— START OF Source data —

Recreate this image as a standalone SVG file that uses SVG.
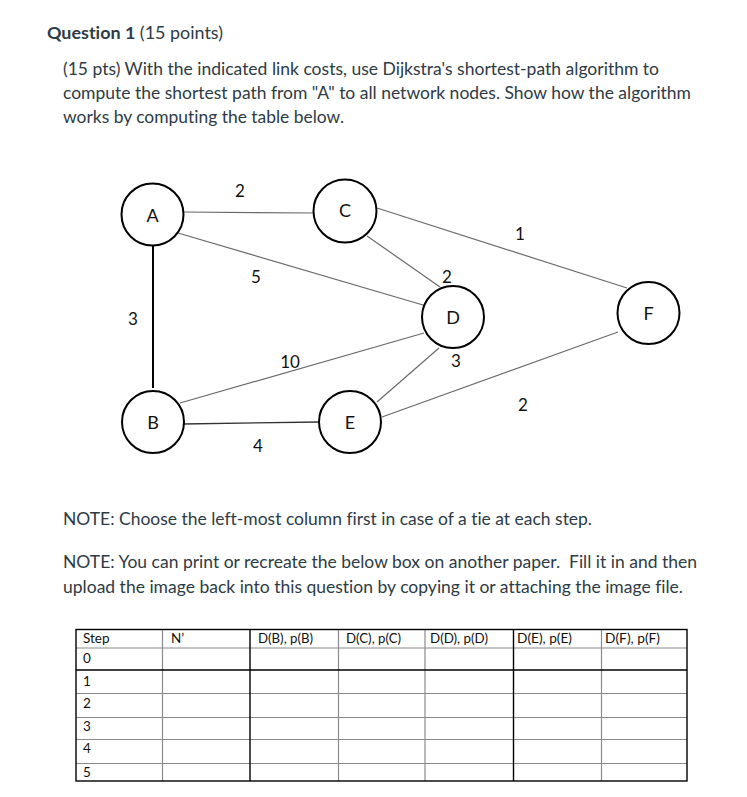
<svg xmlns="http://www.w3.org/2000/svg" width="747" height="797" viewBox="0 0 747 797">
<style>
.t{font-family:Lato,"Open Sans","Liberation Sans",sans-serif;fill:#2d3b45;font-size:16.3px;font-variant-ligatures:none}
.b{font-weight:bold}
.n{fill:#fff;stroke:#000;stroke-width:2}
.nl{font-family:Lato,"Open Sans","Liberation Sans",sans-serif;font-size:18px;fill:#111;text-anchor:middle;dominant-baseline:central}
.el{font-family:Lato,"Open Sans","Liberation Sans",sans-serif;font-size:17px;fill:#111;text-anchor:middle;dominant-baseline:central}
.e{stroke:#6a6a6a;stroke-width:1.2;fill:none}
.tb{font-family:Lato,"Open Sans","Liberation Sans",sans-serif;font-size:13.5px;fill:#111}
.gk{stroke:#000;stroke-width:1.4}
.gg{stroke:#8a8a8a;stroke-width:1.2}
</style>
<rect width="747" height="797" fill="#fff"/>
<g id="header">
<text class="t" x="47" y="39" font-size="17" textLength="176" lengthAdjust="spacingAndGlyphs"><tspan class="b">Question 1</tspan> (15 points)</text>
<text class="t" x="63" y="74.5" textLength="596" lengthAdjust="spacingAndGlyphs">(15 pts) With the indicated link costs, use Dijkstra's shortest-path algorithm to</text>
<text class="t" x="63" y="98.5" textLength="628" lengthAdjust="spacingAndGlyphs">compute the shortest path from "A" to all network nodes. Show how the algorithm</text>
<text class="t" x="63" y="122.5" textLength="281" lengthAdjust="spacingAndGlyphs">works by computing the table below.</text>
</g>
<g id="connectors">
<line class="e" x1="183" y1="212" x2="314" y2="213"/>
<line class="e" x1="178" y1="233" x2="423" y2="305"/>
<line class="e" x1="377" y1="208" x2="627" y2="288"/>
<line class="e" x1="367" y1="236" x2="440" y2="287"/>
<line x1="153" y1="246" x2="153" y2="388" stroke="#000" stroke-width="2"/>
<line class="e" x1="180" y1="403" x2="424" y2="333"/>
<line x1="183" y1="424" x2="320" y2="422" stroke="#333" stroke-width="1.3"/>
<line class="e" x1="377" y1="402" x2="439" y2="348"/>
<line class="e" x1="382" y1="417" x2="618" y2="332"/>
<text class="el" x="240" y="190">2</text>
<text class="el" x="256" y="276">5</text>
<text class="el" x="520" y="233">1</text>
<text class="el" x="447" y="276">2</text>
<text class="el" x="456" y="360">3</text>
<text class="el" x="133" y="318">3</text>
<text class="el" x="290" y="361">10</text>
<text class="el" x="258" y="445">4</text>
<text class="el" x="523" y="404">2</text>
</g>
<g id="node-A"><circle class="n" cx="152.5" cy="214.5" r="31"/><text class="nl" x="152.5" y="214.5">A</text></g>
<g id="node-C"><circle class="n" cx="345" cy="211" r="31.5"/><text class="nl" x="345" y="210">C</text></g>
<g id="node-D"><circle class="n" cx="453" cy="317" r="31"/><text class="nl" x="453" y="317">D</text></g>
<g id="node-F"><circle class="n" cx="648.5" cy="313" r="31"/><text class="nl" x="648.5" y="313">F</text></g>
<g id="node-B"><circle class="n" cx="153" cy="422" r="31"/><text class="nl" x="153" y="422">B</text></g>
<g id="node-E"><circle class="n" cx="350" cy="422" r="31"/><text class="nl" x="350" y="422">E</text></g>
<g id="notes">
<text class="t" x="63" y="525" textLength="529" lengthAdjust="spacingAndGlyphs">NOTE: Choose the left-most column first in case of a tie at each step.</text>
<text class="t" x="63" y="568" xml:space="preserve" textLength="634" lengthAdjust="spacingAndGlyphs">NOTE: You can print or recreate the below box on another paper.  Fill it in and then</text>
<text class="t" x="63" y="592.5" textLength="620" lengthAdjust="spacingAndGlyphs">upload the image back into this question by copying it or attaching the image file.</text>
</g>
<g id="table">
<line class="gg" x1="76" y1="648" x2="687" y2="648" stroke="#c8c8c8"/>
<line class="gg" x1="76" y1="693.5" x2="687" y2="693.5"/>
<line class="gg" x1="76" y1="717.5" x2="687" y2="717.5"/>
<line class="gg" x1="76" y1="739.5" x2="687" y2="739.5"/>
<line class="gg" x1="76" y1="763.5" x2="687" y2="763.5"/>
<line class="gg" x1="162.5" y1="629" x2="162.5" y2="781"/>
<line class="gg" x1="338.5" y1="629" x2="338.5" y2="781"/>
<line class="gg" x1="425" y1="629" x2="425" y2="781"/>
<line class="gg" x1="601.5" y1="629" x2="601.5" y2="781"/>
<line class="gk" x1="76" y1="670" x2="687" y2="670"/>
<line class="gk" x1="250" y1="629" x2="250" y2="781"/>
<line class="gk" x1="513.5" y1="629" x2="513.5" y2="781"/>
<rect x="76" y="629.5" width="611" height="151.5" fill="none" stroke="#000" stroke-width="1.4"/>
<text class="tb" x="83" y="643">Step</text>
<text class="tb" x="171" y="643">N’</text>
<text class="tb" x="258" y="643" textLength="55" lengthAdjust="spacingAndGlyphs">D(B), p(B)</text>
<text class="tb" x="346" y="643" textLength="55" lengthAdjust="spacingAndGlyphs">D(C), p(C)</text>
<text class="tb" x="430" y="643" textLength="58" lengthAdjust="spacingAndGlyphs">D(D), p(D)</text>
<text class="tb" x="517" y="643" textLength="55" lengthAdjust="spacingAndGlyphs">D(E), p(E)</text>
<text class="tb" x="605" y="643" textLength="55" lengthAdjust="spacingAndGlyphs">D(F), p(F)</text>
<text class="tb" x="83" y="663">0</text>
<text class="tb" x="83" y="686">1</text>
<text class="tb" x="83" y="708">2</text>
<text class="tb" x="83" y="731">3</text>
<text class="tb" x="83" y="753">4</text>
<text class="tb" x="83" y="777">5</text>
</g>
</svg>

— END OF Source data —

## Problem statement
Return the listing above word for word, with the pictures removed.

## The answer
Recreate this image as a standalone SVG file that uses SVG.
<svg xmlns="http://www.w3.org/2000/svg" width="747" height="797" viewBox="0 0 747 797">
<style>
.t{font-family:Lato,"Open Sans","Liberation Sans",sans-serif;fill:#2d3b45;font-size:16.3px;font-variant-ligatures:none}
.b{font-weight:bold}
.n{fill:#fff;stroke:#000;stroke-width:2}
.nl{font-family:Lato,"Open Sans","Liberation Sans",sans-serif;font-size:18px;fill:#111;text-anchor:middle;dominant-baseline:central}
.el{font-family:Lato,"Open Sans","Liberation Sans",sans-serif;font-size:17px;fill:#111;text-anchor:middle;dominant-baseline:central}
.e{stroke:#6a6a6a;stroke-width:1.2;fill:none}
.tb{font-family:Lato,"Open Sans","Liberation Sans",sans-serif;font-size:13.5px;fill:#111}
.gk{stroke:#000;stroke-width:1.4}
.gg{stroke:#8a8a8a;stroke-width:1.2}
</style>
<rect width="747" height="797" fill="#fff"/>
<g id="header">
<text class="t" x="47" y="39" font-size="17" textLength="176" lengthAdjust="spacingAndGlyphs"><tspan class="b">Question 1</tspan> (15 points)</text>
<text class="t" x="63" y="74.5" textLength="596" lengthAdjust="spacingAndGlyphs">(15 pts) With the indicated link costs, use Dijkstra's shortest-path algorithm to</text>
<text class="t" x="63" y="98.5" textLength="628" lengthAdjust="spacingAndGlyphs">compute the shortest path from "A" to all network nodes. Show how the algorithm</text>
<text class="t" x="63" y="122.5" textLength="281" lengthAdjust="spacingAndGlyphs">works by computing the table below.</text>
</g>
<g id="connectors">
<line class="e" x1="183" y1="212" x2="314" y2="213"/>
<line class="e" x1="178" y1="233" x2="423" y2="305"/>
<line class="e" x1="377" y1="208" x2="627" y2="288"/>
<line class="e" x1="367" y1="236" x2="440" y2="287"/>
<line x1="153" y1="246" x2="153" y2="388" stroke="#000" stroke-width="2"/>
<line class="e" x1="180" y1="403" x2="424" y2="333"/>
<line x1="183" y1="424" x2="320" y2="422" stroke="#333" stroke-width="1.3"/>
<line class="e" x1="377" y1="402" x2="439" y2="348"/>
<line class="e" x1="382" y1="417" x2="618" y2="332"/>
<text class="el" x="240" y="190">2</text>
<text class="el" x="256" y="276">5</text>
<text class="el" x="520" y="233">1</text>
<text class="el" x="447" y="276">2</text>
<text class="el" x="456" y="360">3</text>
<text class="el" x="133" y="318">3</text>
<text class="el" x="290" y="361">10</text>
<text class="el" x="258" y="445">4</text>
<text class="el" x="523" y="404">2</text>
</g>
<g id="node-A"><circle class="n" cx="152.5" cy="214.5" r="31"/><text class="nl" x="152.5" y="214.5">A</text></g>
<g id="node-C"><circle class="n" cx="345" cy="211" r="31.5"/><text class="nl" x="345" y="210">C</text></g>
<g id="node-D"><circle class="n" cx="453" cy="317" r="31"/><text class="nl" x="453" y="317">D</text></g>
<g id="node-F"><circle class="n" cx="648.5" cy="313" r="31"/><text class="nl" x="648.5" y="313">F</text></g>
<g id="node-B"><circle class="n" cx="153" cy="422" r="31"/><text class="nl" x="153" y="422">B</text></g>
<g id="node-E"><circle class="n" cx="350" cy="422" r="31"/><text class="nl" x="350" y="422">E</text></g>
<g id="notes">
<text class="t" x="63" y="525" textLength="529" lengthAdjust="spacingAndGlyphs">NOTE: Choose the left-most column first in case of a tie at each step.</text>
<text class="t" x="63" y="568" xml:space="preserve" textLength="634" lengthAdjust="spacingAndGlyphs">NOTE: You can print or recreate the below box on another paper.  Fill it in and then</text>
<text class="t" x="63" y="592.5" textLength="620" lengthAdjust="spacingAndGlyphs">upload the image back into this question by copying it or attaching the image file.</text>
</g>
<g id="table">
<line class="gg" x1="76" y1="648" x2="687" y2="648" stroke="#c8c8c8"/>
<line class="gg" x1="76" y1="693.5" x2="687" y2="693.5"/>
<line class="gg" x1="76" y1="717.5" x2="687" y2="717.5"/>
<line class="gg" x1="76" y1="739.5" x2="687" y2="739.5"/>
<line class="gg" x1="76" y1="763.5" x2="687" y2="763.5"/>
<line class="gg" x1="162.5" y1="629" x2="162.5" y2="781"/>
<line class="gg" x1="338.5" y1="629" x2="338.5" y2="781"/>
<line class="gg" x1="425" y1="629" x2="425" y2="781"/>
<line class="gg" x1="601.5" y1="629" x2="601.5" y2="781"/>
<line class="gk" x1="76" y1="670" x2="687" y2="670"/>
<line class="gk" x1="250" y1="629" x2="250" y2="781"/>
<line class="gk" x1="513.5" y1="629" x2="513.5" y2="781"/>
<rect x="76" y="629.5" width="611" height="151.5" fill="none" stroke="#000" stroke-width="1.4"/>
<text class="tb" x="83" y="643">Step</text>
<text class="tb" x="171" y="643">N’</text>
<text class="tb" x="258" y="643" textLength="55" lengthAdjust="spacingAndGlyphs">D(B), p(B)</text>
<text class="tb" x="346" y="643" textLength="55" lengthAdjust="spacingAndGlyphs">D(C), p(C)</text>
<text class="tb" x="430" y="643" textLength="58" lengthAdjust="spacingAndGlyphs">D(D), p(D)</text>
<text class="tb" x="517" y="643" textLength="55" lengthAdjust="spacingAndGlyphs">D(E), p(E)</text>
<text class="tb" x="605" y="643" textLength="55" lengthAdjust="spacingAndGlyphs">D(F), p(F)</text>
<text class="tb" x="83" y="663">0</text>
<text class="tb" x="83" y="686">1</text>
<text class="tb" x="83" y="708">2</text>
<text class="tb" x="83" y="731">3</text>
<text class="tb" x="83" y="753">4</text>
<text class="tb" x="83" y="777">5</text>
</g>
</svg>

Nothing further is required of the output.